Legal Memorandum: Conspiracy Statute of Limitations in WI

Issue: What is statute of limitations for a civil conspiracy claim in Wisconsin?

Area of Law: Litigation & Procedure, Personal Injury & Negligence
Keywords: Civil conspiracy claims; Statute of limitations; Tort
Jurisdiction: Wisconsin
Cited Cases: None
Cited Statutes: Wis. Stat. § 893.57; Wis. Stat. § 893.54
Date: 01/01/2015

There is no Wisconsin statute of limitations that is made expressly applicable to conspiracy claims.  In part this may be because civil conspiracy is not considered an independent tort; rather the cause of action recognized is not one for conspiracy per se, but rather for the damages resulting from the executed conspiracy.  See Onderdonk v. Lamb 79 Wis. 2d 241, 246 (1979). 

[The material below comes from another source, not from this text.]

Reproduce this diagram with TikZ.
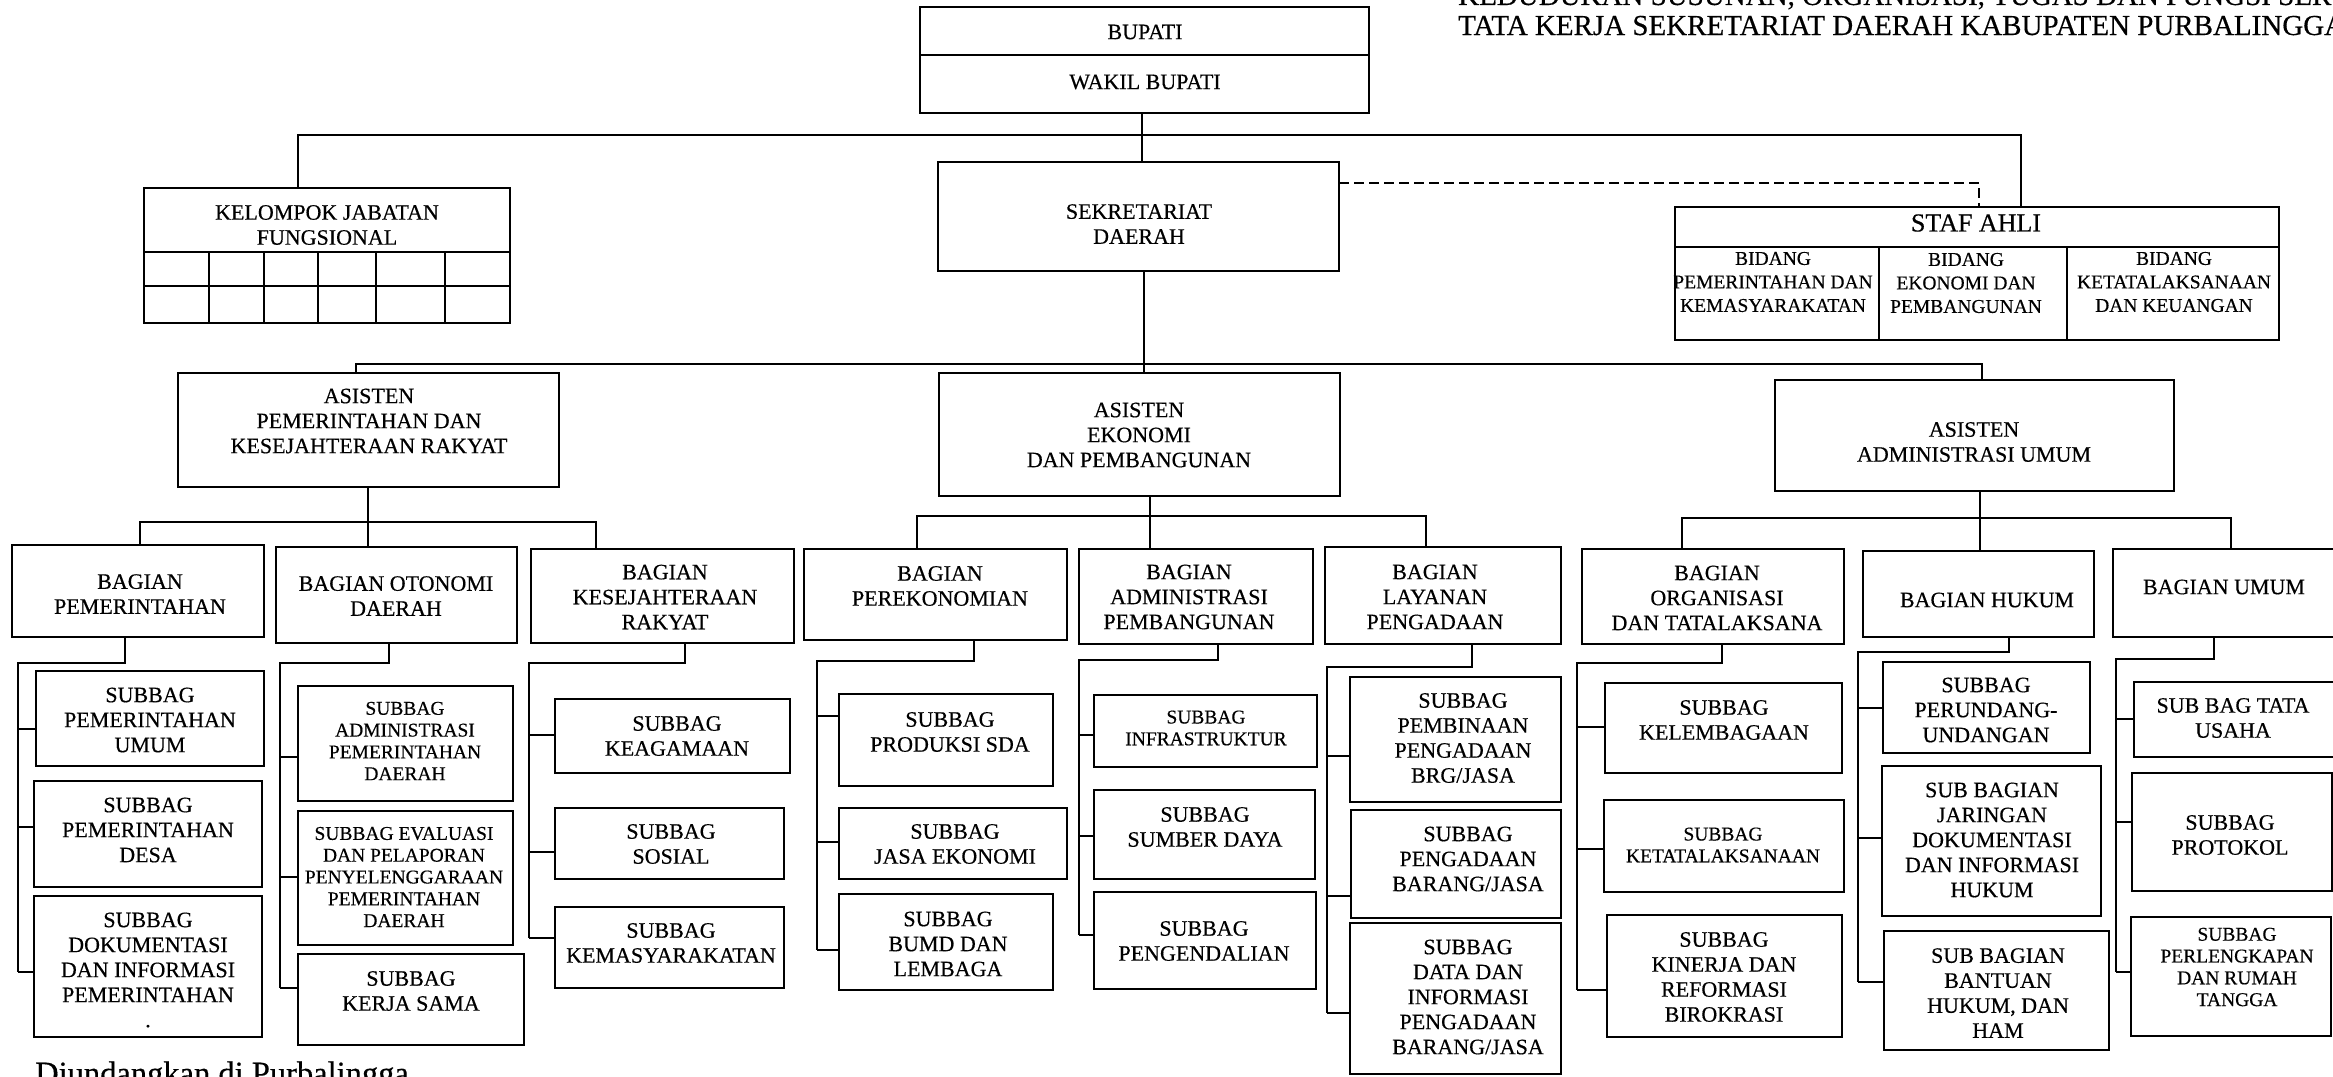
\documentclass[tikz,border=0pt]{standalone}
\usepackage{fontspec}
\setmainfont{Liberation Serif}[FakeBold=0.4]
\newcommand\xfN{\fontsize{22}{25}\selectfont}
\newcommand\xfS{\fontsize{19.5}{21.8}\selectfont}
\newcommand\xfA{\fontsize{19.5}{23.5}\selectfont}
\newcommand\xfB{\fontsize{26}{30}\selectfont}
\newcommand\xfT{\fontsize{29}{30}\selectfont}
\newcommand\bx[9]{%
  \node[box, minimum width={(#4)-(#2)}, minimum height={(#5)-(#3)}, anchor=north west] (#1) at (#2,#3) {};
  \node[txt, font=#8] (#1t) at (#6,#7) {#9};
}
\tikzset{
  box/.style={draw, rectangle, line width=2.2pt, inner sep=0pt, outer sep=0pt},
  txt/.style={align=center, inner sep=0pt},
  conn/.style={line width=2pt},
  dline/.style={line width=2.4pt, dash pattern=on 10pt off 5pt},
}
\begin{document}
\begin{tikzpicture}[x=1pt, y=-1pt, line join=miter]
\useasboundingbox (0,0) rectangle (2333,1076);
\fill[white] (0,0) rectangle (2333,1076);
\clip (0,0) rectangle (2333,1076);

% title and footer
\node[anchor=base west, font=\xfT, inner sep=0pt] (ttl1) at (1458,5) {KEDUDUKAN SUSUNAN, ORGANISASI, TUGAS DAN FUNGSI SERTA};
\node[anchor=base west, font=\xfT, inner sep=0pt] (ttl2) at (1458,35) {TATA KERJA SEKRETARIAT DAERAH KABUPATEN PURBALINGGA};
\node[anchor=base west, font=\fontsize{32.5}{34}\selectfont, inner sep=0pt] (dj) at (35,1084) {Diundangkan di Purbalingga};

% top level
\bx{bup}{920}{7}{1369}{55}{1145}{32}{\xfN}{BUPATI}
\bx{wbup}{920}{55}{1369}{113}{1145}{82}{\xfN}{WAKIL BUPATI}
\bx{sek}{938}{162}{1339}{271}{1139}{224}{\xfN}{SEKRETARIAT\\DAERAH}
\bx{kjf}{144}{188}{510}{252}{327}{225}{\xfN}{KELOMPOK JABATAN\\FUNGSIONAL}
\node[box, minimum width=366, minimum height=71, anchor=north west] (kjfg) at (144,252) {};
\draw[conn] (kjfg.west |- 0,286) -- (kjfg.east |- 0,286);
\foreach \gx in {209,264,318,376,445} \draw[conn] (kjfg.north -| \gx,0) -- (kjfg.south -| \gx,0);

\bx{staf}{1675}{207}{2279}{247}{1976}{223}{\xfB}{STAF AHLI}
\bx{sa1}{1675}{247}{1879}{340}{1773}{282}{\xfA}{BIDANG\\PEMERINTAHAN DAN\\KEMASYARAKATAN}
\bx{sa2}{1879}{247}{2067}{340}{1966}{283}{\xfA}{BIDANG\\EKONOMI DAN\\PEMBANGUNAN}
\bx{sa3}{2067}{247}{2279}{340}{2174}{282}{\xfA}{BIDANG\\KETATALAKSANAAN\\DAN KEUANGAN}

% asisten
\bx{asp}{178}{373}{559}{487}{369}{421}{\xfN}{ASISTEN\\PEMERINTAHAN DAN\\KESEJAHTERAAN RAKYAT}
\bx{aek}{939}{373}{1340}{496}{1139}{435}{\xfN}{ASISTEN\\EKONOMI\\DAN PEMBANGUNAN}
\bx{aadm}{1775}{380}{2174}{491}{1974}{442}{\xfN}{ASISTEN\\ADMINISTRASI UMUM}

% bagian
\bx{bpem}{12}{545}{264}{637}{140}{594}{\xfN}{BAGIAN\\PEMERINTAHAN}
\bx{botd}{276}{547}{517}{643}{396}{596}{\xfN}{BAGIAN OTONOMI\\DAERAH}
\bx{bkes}{531}{549}{794}{643}{665}{597}{\xfN}{BAGIAN\\KESEJAHTERAAN\\RAKYAT}
\bx{bper}{804}{549}{1067}{640}{940}{586}{\xfN}{BAGIAN\\PEREKONOMIAN}
\bx{badm}{1079}{549}{1313}{644}{1189}{597}{\xfN}{BAGIAN\\ADMINISTRASI\\PEMBANGUNAN}
\bx{blay}{1325}{547}{1561}{644}{1435}{597}{\xfN}{BAGIAN\\LAYANAN\\PENGADAAN}
\bx{borg}{1582}{549}{1844}{644}{1717}{598}{\xfN}{BAGIAN\\ORGANISASI\\DAN TATALAKSANA}
\bx{bhuk}{1863}{551}{2094}{637}{1987}{600}{\xfN}{BAGIAN HUKUM}
\bx{bumum}{2113}{549}{2345}{637}{2224}{587}{\xfN}{BAGIAN UMUM}

% subbagian
\bx{s11}{36}{671}{264}{766}{150}{720}{\xfN}{SUBBAG\\PEMERINTAHAN\\UMUM}
\bx{s12}{34}{781}{262}{887}{148}{830}{\xfN}{SUBBAG\\PEMERINTAHAN\\DESA}
\bx{s13}{34}{896}{262}{1037}{148}{970}{\xfN}{SUBBAG\\DOKUMENTASI\\DAN INFORMASI\\PEMERINTAHAN\\.}
\bx{s21}{298}{686}{513}{801}{405}{741}{\xfS}{SUBBAG\\ADMINISTRASI\\PEMERINTAHAN\\DAERAH}
\bx{s22}{298}{811}{513}{945}{404}{877}{\xfS}{SUBBAG EVALUASI\\DAN PELAPORAN\\PENYELENGGARAAN\\PEMERINTAHAN\\DAERAH}
\bx{s23}{298}{954}{524}{1045}{411}{991}{\xfN}{SUBBAG\\KERJA SAMA}
\bx{s31}{555}{699}{790}{773}{677}{736}{\xfN}{SUBBAG\\KEAGAMAAN}
\bx{s32}{555}{808}{784}{879}{671}{844}{\xfN}{SUBBAG\\SOSIAL}
\bx{s33}{555}{907}{784}{988}{671}{943}{\xfN}{SUBBAG\\KEMASYARAKATAN}
\bx{s41}{839}{694}{1053}{786}{950}{732}{\xfN}{SUBBAG\\PRODUKSI SDA}
\bx{s42}{839}{808}{1067}{879}{955}{844}{\xfN}{SUBBAG\\JASA EKONOMI}
\bx{s43}{839}{894}{1053}{990}{948}{944}{\xfN}{SUBBAG\\BUMD DAN\\LEMBAGA}
\bx{s51}{1094}{695}{1317}{767}{1206}{728}{\xfS}{SUBBAG\\INFRASTRUKTUR}
\bx{s52}{1094}{790}{1315}{879}{1205}{827}{\xfN}{SUBBAG\\SUMBER DAYA}
\bx{s53}{1094}{892}{1316}{989}{1204}{941}{\xfN}{SUBBAG\\PENGENDALIAN}
\bx{s61}{1350}{677}{1561}{802}{1463}{738}{\xfN}{SUBBAG\\PEMBINAAN\\PENGADAAN\\BRG/JASA}
\bx{s62}{1351}{810}{1561}{918}{1468}{859}{\xfN}{SUBBAG\\PENGADAAN\\BARANG/JASA}
\bx{s63}{1350}{923}{1561}{1074}{1468}{997}{\xfN}{SUBBAG\\DATA DAN\\INFORMASI\\PENGADAAN\\BARANG/JASA}
\bx{s71}{1605}{683}{1842}{773}{1724}{720}{\xfN}{SUBBAG\\KELEMBAGAAN}
\bx{s72}{1604}{800}{1844}{892}{1723}{845}{\xfS}{SUBBAG\\KETATALAKSANAAN}
\bx{s73}{1607}{915}{1842}{1037}{1724}{977}{\xfN}{SUBBAG\\KINERJA DAN\\REFORMASI\\BIROKRASI}
\bx{s81}{1883}{662}{2090}{753}{1986}{710}{\xfN}{SUBBAG\\PERUNDANG-\\UNDANGAN}
\bx{s82}{1882}{766}{2101}{916}{1992}{840}{\xfN}{SUB BAGIAN\\JARINGAN\\DOKUMENTASI\\DAN INFORMASI\\HUKUM}
\bx{s83}{1884}{931}{2109}{1050}{1998}{993}{\xfN}{SUB BAGIAN\\BANTUAN\\HUKUM, DAN\\HAM}
\bx{s91}{2134}{682}{2345}{757}{2233}{718}{\xfN}{SUB BAG TATA\\USAHA}
\bx{s92}{2132}{773}{2332}{891}{2230}{835}{\xfN}{SUBBAG\\PROTOKOL}
\bx{s93}{2131}{917}{2331}{1036}{2237}{967}{\xfS}{SUBBAG\\PERLENGKAPAN\\DAN RUMAH\\TANGGA}

% connectors: top
\draw[conn] (wbup.south -| 1142,0) -- (sek.north -| 1142,0);
\draw[conn] (kjf.north -| 298,0) -- (298,135) -- (2021,135) -- (staf.north -| 2021,0);
\draw[dline] (sek.east |- 0,183) -- (1979,183) -- (staf.north -| 1979,0);
% to asisten
\draw[conn] (sek.south -| 1144,0) -- (aek.north -| 1144,0);
\draw[conn] (asp.north -| 356,0) -- (356,364) -- (1982,364) -- (aadm.north -| 1982,0);
% to bagian
\draw[conn] (asp.south -| 368,0) -- (botd.north -| 368,0);
\draw[conn] (bpem.north -| 140,0) -- (140,522) -- (596,522) -- (bkes.north -| 596,0);
\draw[conn] (aek.south -| 1150,0) -- (badm.north -| 1150,0);
\draw[conn] (bper.north -| 917,0) -- (917,516) -- (1426,516) -- (blay.north -| 1426,0);
\draw[conn] (aadm.south -| 1980,0) -- (bhuk.north -| 1980,0);
\draw[conn] (borg.north -| 1682,0) -- (1682,518) -- (2231,518) -- (bumum.north -| 2231,0);

% to subbagian
\draw[conn] (bpem.south -| 125,0) -- (125,663) -- (18,663) -- (18,972);
\foreach \y/\c in {729/s11, 827/s12, 972/s13} \draw[conn] (18,\y) -- (\c.west |- 0,\y);
\draw[conn] (botd.south -| 389,0) -- (389,663) -- (280,663) -- (280,988);
\foreach \y/\c in {757/s21, 877/s22, 988/s23} \draw[conn] (280,\y) -- (\c.west |- 0,\y);
\draw[conn] (bkes.south -| 685,0) -- (685,663) -- (529,663) -- (529,938);
\foreach \y/\c in {735/s31, 852/s32, 938/s33} \draw[conn] (529,\y) -- (\c.west |- 0,\y);
\draw[conn] (bper.south -| 974,0) -- (974,661) -- (817,661) -- (817,950);
\foreach \y/\c in {716/s41, 842/s42, 950/s43} \draw[conn] (817,\y) -- (\c.west |- 0,\y);
\draw[conn] (badm.south -| 1218,0) -- (1218,660) -- (1079,660) -- (1079,935);
\foreach \y/\c in {735/s51, 836/s52, 935/s53} \draw[conn] (1079,\y) -- (\c.west |- 0,\y);
\draw[conn] (blay.south -| 1472,0) -- (1472,667) -- (1327,667) -- (1327,1013);
\foreach \y/\c in {756/s61, 896/s62, 1013/s63} \draw[conn] (1327,\y) -- (\c.west |- 0,\y);
\draw[conn] (borg.south -| 1722,0) -- (1722,663) -- (1577,663) -- (1577,990);
\foreach \y/\c in {727/s71, 849/s72, 990/s73} \draw[conn] (1577,\y) -- (\c.west |- 0,\y);
\draw[conn] (bhuk.south -| 2009,0) -- (2009,652) -- (1858,652) -- (1858,982);
\foreach \y/\c in {708/s81, 838/s82, 982/s83} \draw[conn] (1858,\y) -- (\c.west |- 0,\y);
\draw[conn] (bumum.south -| 2214,0) -- (2214,659) -- (2116,659) -- (2116,972);
\foreach \y/\c in {719/s91, 822/s92, 972/s93} \draw[conn] (2116,\y) -- (\c.west |- 0,\y);
\end{tikzpicture}
\end{document}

Generally, claims for an intentional tort to the person, including intentional infliction of emotional distress, are subject to a three-year statute of limitations.  Wis. Stat. § 893.57.  Claims for actions for damages to the person, including the negligent infliction of emotional distress are also subject to a three-year limitations period.  Wis. Stat. § 893.54.  Thus, whichever of these statutes is determined to apply, it is likely to be a three-year limitation.

A tort cause of action accrues from the date the plaintiff discovered, or should have discovered his injury.  Sawyer v. Midelfort, 227 Wis. 2d 124, 155 (Wis. 1999).  To begin running the limitations period, the plaintiff must also have knowledge of at least one suable party; knowledge of all suable parties is not required.  Dakin v. Marciniak, 280 Wis. 2d 491, 505-06 (Wis. Ct. App. 2005).